Gomer switched off the wipers, and Merrily saw that the snow had almost stopped. You could see low cloud now, shifting like smoke, the pale suggestion of a moon behind it. They crested a hill, and there was Kington: a snug medieval snow-fantasy tucked under the white wings of the border hills. With its brave twinkling of Christmas lights, the town looked small and cosy; the hills didn’t.

There were no visible lights in the Welsh hills. Sometimes, from outside, Wales loomed like a threat. It all relaxed once you were across the border, down in the pale, quilted pastures of the Radnor Valley. All the threat was in the space between.

‘It’s a… strange kind of place, isn’t it? This valley. Hergest… Stanner… the, erm, Hound.’

‘They don’t talk about it, none of it, you know that. Not the local people.’

‘No.’

Not even whimsy for tourists, she knew that much. Hergest Court, long since relinquished by whatever remained of the Vaughan family, was apparently tenanted most of the time, but never promoted as a visitor attraction. When you thought about it, very little of anything here was for the tourists.

‘Temptin’ fate, see,’ Gomer said. ‘You asks people, they’ll give you, Ah, load of ole wallop. But they en’t gonner tempt fate, all the same.’

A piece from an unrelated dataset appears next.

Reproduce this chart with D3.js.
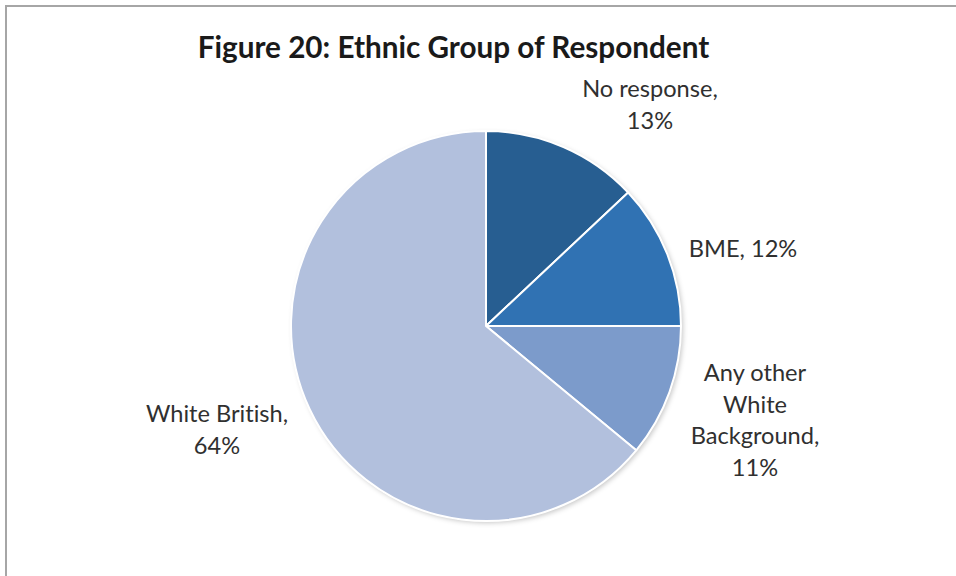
<!DOCTYPE html>
<html>
<head>
<meta charset="utf-8">
<script src="https://cdn.jsdelivr.net/npm/d3@7/dist/d3.min.js"></script>
<style>
  html, body { margin: 0; padding: 0; background: #fff; }
  svg { display: block; }
  text { font-variant-ligatures: none; font-feature-settings: "liga" 0; }
</style>
</head>
<body>
<svg id="chart" width="956" height="576"></svg>
<script>
// Ethnic group of respondents (percent)
const categories = ["No response", "BME", "Any other White Background", "White British"];
const values = [13, 12, 11, 64];
// Label lines as they are wrapped on the chart
const labelLines = [
  ["No response,", "13%"],
  ["BME, 12%"],
  ["Any other", "White", "Background,", "11%"],
  ["White British,", "64%"]
];
const colors = ["#275E91", "#3072B3", "#7C9BCB", "#B2C0DD"];

const svg = d3.select("#chart");
const W = 956, H = 576;

// chart area frame
svg.append("rect")
  .attr("x", 6).attr("y", 6)
  .attr("width", W + 20).attr("height", H + 20)
  .attr("fill", "#fff")
  .attr("stroke", "#A6A6A6")
  .attr("stroke-width", 2);

// soft shadow under the pie
const defs = svg.append("defs");
const f = defs.append("filter").attr("id", "shadow")
  .attr("x", "-10%").attr("y", "-10%").attr("width", "120%").attr("height", "120%");
f.append("feDropShadow")
  .attr("dx", 2).attr("dy", 2).attr("stdDeviation", 2.5)
  .attr("flood-color", "#000").attr("flood-opacity", 0.22);

svg.append("text")
  .attr("x", 453.5).attr("y", 58)
  .attr("text-anchor", "middle")
  .attr("font-family", "Lato, 'Open Sans', sans-serif")
  .attr("font-weight", "bold")
  .attr("font-size", 29.7)
  .attr("fill", "#1a1a1a")
  .text("Figure 20: Ethnic Group of Respondent");

const cx = 486, cy = 326, r = 195;
const pie = d3.pie().sort(null).value(d => d);
const arcs = pie(values);
const arc = d3.arc().innerRadius(0).outerRadius(r);

const g = svg.append("g").attr("transform", `translate(${cx},${cy})`);
g.append("circle").attr("r", r).attr("fill", "#fff").attr("filter", "url(#shadow)");
g.selectAll("path.slice")
  .data(arcs)
  .join("path")
  .attr("class", "slice")
  .attr("d", arc)
  .attr("fill", (d, i) => colors[i])
  .attr("stroke", "#fff")
  .attr("stroke-width", 2)
  .attr("stroke-linejoin", "round");

// label anchor points: centre x and first baseline
const labelPos = [
  { x: 650, y: 97 },
  { x: 743, y: 257 },
  { x: 755, y: 381 },
  { x: 217, y: 422 }
];
const lineH = 31.5;

const labels = svg.append("g")
  .attr("font-family", "Lato, 'Open Sans', sans-serif")
  .attr("font-size", 23.6)
  .attr("fill", "#303030")
  .attr("text-anchor", "middle");

labelLines.forEach((lines, i) => {
  const t = labels.append("text")
    .attr("x", labelPos[i].x).attr("y", labelPos[i].y)
    .attr("aria-label", `${categories[i]}, ${values[i]}%`);
  lines.forEach((ln, j) => {
    t.append("tspan")
      .attr("x", labelPos[i].x)
      .attr("y", labelPos[i].y + j * lineH)
      .text(ln);
  });
});
</script>
</body>
</html>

‘But, if the Vaughan family’s long gone…’

‘Temptin’ fate,’ Gomer mumbled, almost angrily. ‘You don’t do that.’

‘Gomer, tell me one thing: you see any basic connection between the legend of the Hound of Hergest and the stuff you were telling me about the other night — whatever’s been killing this guy Dacre’s sheep?’

Gomer grunted. ‘Has it?’

‘Has it what?’

‘Been killin’ sheep. I en’t yeard of any, save for Dacre’s. And Sebbie…’ Gomer paused, chopping down to second gear. ‘Sebbie’s losin’ it, big-time. Fact.’

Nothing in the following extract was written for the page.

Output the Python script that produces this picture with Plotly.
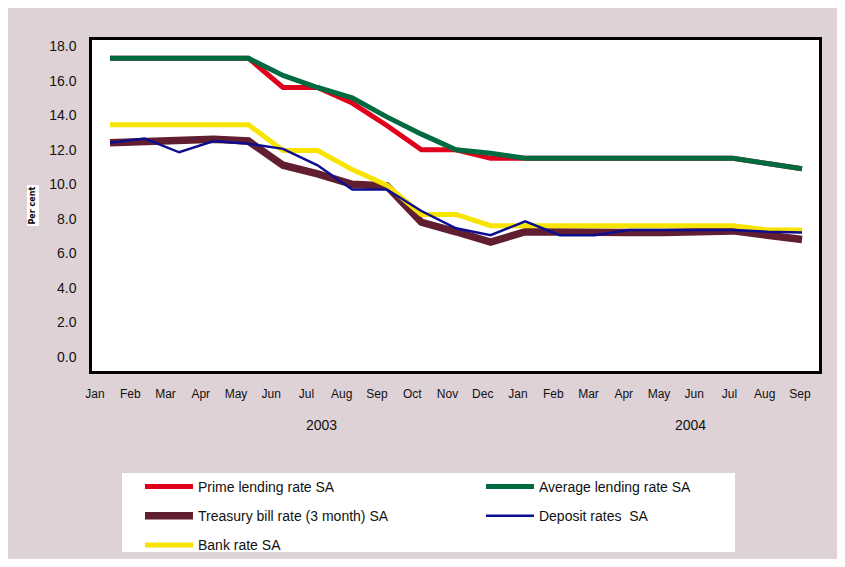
import plotly.graph_objects as go

months = ["Jan", "Feb", "Mar", "Apr", "May", "Jun", "Jul", "Aug", "Sep", "Oct", "Nov", "Dec",
          "Jan", "Feb", "Mar", "Apr", "May", "Jun", "Jul", "Aug", "Sep"]
years = ["2003", "2004"]

prime = [17.3, 17.3, 17.3, 17.3, 17.3, 15.6, 15.6, 14.7, 13.4, 12.0, 12.0, 11.5,
         11.5, 11.5, 11.5, 11.5, 11.5, 11.5, 11.5, 11.2, 10.9]
average = [17.3, 17.3, 17.3, 17.3, 17.3, 16.3, 15.6, 15.0, 13.9, 12.9, 12.0, 11.8,
           11.5, 11.5, 11.5, 11.5, 11.5, 11.5, 11.5, 11.2, 10.9]
treasury = [12.4, 12.5, 12.6, 12.6, 12.5, 11.1, 10.6, 10.0, 9.9, 7.8, 7.25, 6.65,
            7.25, 7.2, 7.2, 7.2, 7.2, 7.3, 7.3, 7.05, 6.8]
deposit = [12.4, 12.65, 11.85, 12.5, 12.35, 12.05, 11.1, 9.7, 9.7, 8.45, 7.45, 7.05,
           7.85, 7.05, 7.05, 7.35, 7.35, 7.35, 7.35, 7.25, 7.2]
bank = [13.45, 13.45, 13.45, 13.45, 13.45, 11.95, 11.95, 10.85, 9.95, 8.25, 8.25, 7.6,
        7.6, 7.6, 7.6, 7.6, 7.6, 7.6, 7.6, 7.35, 7.35]

names = ["Prime lending rate SA", "Average lending rate SA", "Treasury bill rate (3 month) SA",
         "Bank rate SA", "Deposit rates  SA"]
colors = ["#E0001B", "#006A40", "#611E30", "#F7E400", "#0D0D90"]
widths = [5, 5, 7.5, 5, 2.5]
legends = ["legend", "legend2", "legend", "legend", "legend2"]
series = [prime, average, treasury, bank, deposit]

idx = list(range(len(months)))

fig = go.Figure()
for nm, col, w, lg, ys in zip(names, colors, widths, legends, series):
    fig.add_trace(go.Scatter(
        x=idx, y=ys, mode="lines", name=nm,
        line=dict(color=col, width=w),
        legend=lg, legendgroup=nm,
    ))

# invisible helper trace carrying the month-label axis
fig.add_trace(go.Scatter(x=[idx[0], idx[-1]], y=[None, None], xaxis="x2",
                         showlegend=False, hoverinfo="skip"))

PINK = "#DFD2D7"
FONT = "Liberation Sans, Arial, sans-serif"

fig.update_layout(
    width=829, height=551,
    margin=dict(l=84, r=18, t=32, b=188, autoexpand=False),
    paper_bgcolor=PINK,
    plot_bgcolor="white",
    xaxis=dict(range=[-0.52, 20.49], showticklabels=False, ticks="", showgrid=False,
               zeroline=False, showline=True, linecolor="black", linewidth=2.5, mirror=True),
    xaxis2=dict(range=[-0.085, 20.54], overlaying="x", side="bottom", anchor="y",
                tickmode="array", tickvals=idx, ticktext=months, ticks="",
                ticklabelstandoff=14, showgrid=False, zeroline=False, showline=False,
                tickfont=dict(family=FONT, size=12, color="#111")),
    yaxis=dict(range=[-0.81, 18.35], tickmode="array",
               tickvals=[0, 2, 4, 6, 8, 10, 12, 14, 16, 18],
               tickformat=".1f", ticks="", ticklabelstandoff=10, showgrid=False,
               zeroline=False, showline=True, linecolor="black", linewidth=2.5, mirror=True,
               tickfont=dict(family=FONT, size=14, color="#111")),
    legend=dict(x=0.066, y=-0.302, xanchor="left", yanchor="top", orientation="v",
                bgcolor="rgba(0,0,0,0)", tracegroupgap=8, itemwidth=48,
                font=dict(family=FONT, size=14, color="#111")),
    legend2=dict(x=0.535, y=-0.302, xanchor="left", yanchor="top", orientation="v",
                 bgcolor="rgba(0,0,0,0)", tracegroupgap=8, itemwidth=48,
                 font=dict(family=FONT, size=14, color="#111")),
    shapes=[
        dict(type="rect", xref="paper", yref="paper", x0=0.0413, x1=0.8845, y0=-0.547, y1=-0.308,
             fillcolor="white", line=dict(width=0), layer="below"),
    ],
    annotations=[
        dict(text=years[0], xref="paper", yref="paper", x=0.316, y=-0.163, showarrow=False,
             xanchor="center", yanchor="middle", font=dict(family=FONT, size=14, color="#111")),
        dict(text=years[1], xref="paper", yref="paper", x=0.8226, y=-0.163, showarrow=False,
             xanchor="center", yanchor="middle", font=dict(family=FONT, size=14, color="#111")),
        dict(text="<b>Per cent</b>", xref="paper", yref="paper", x=-0.0908, y=0.5015,
             showarrow=False, textangle=-90, bgcolor="white",
             font=dict(family="DejaVu Sans, sans-serif", size=8, color="black")),
    ],
)

fig.write_html("out.html")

They came to the traffic island on the edge of town: an iced cake, uncut. Chances were nobody would get in or out of town tonight. The truck creaked around the island and on to the bypass via a shallow gully down the middle.

‘Losing it how?’ Needing a firmer handle on this before she went into the Berrows farm.

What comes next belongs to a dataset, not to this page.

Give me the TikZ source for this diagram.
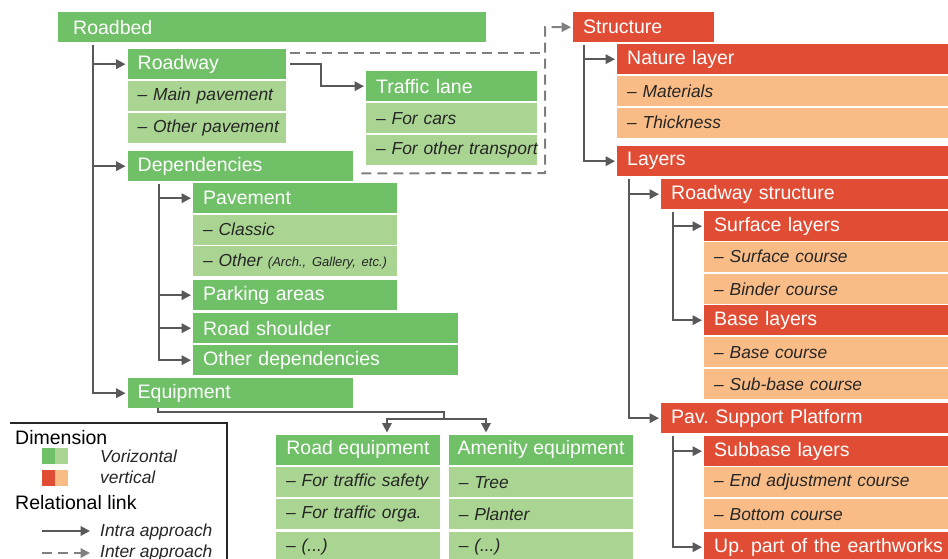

‘On the booze. Givin’ out daft sentences on the Bench. Makin’ a spectacle of ’isself in the pubs. Family thing, I reckon. Mabbe it all comes down to wassername… genetic. Only, you feels it’s in the ground, too, weighing it down like clay. Two attitudes to the ground, see, vicar: either you goes quietly on, tendin’ and healin’, like Jeremy Berrows, or you goes roarin’ over it, like with the hunt. Whoop, whoop.’

‘Domination.’

‘Makes you feel like you’re in charge, I s’pose. I wouldn’t know. Mabbe it’s just about noise and blood. All I know is, there’s what feels like a terrible rage buried somewhere in this valley. You take the tale of ole Black Vaughan — mad as hell, turnin’ over market carts. The Hound in the night, the bull in the church. Blood and noise all around. Yere’s Sebbie Dacre, Master of the Middle Marches: blood and noise. Like his granny. And in the middle of it all, this little farmer goin’ quietly on, little island of calm. Can’t be easy. Mabbe Jeremy, mabbe he was yearin’ all the noise and blood poundin’ in his head, gettin’ closer and closer, until he couldn’t take it n’more.’

‘Maybe someone should’ve…’

‘Sorry, vicar?’

Rural stress came in many forms, most of them unrecorded, unrecognized by psychiatry.

‘Doesn’t matter.’ Merrily tightened Lol’s long scarf. ‘Are we nearly there?’

With the lights of Kington behind them, they’d followed the bypass into a harder, lightless landscape, ranks of snow-caked conifers forming on the hazy edges of the headlight beams.

‘What have they been shooting at, Gomer? Do you know?’

She’d been here many times, and she knew that when you turned the corner and cruised down into the Radnor Valley, the landscape and your spirits usually lightened. Only tonight they wouldn’t be turning the corner.

‘Likely shadows,’ Gomer said. ‘Shootin’ at shadows.’

At first, Jane had thought like, Wow, the enterprise, the bravado, the spectacle.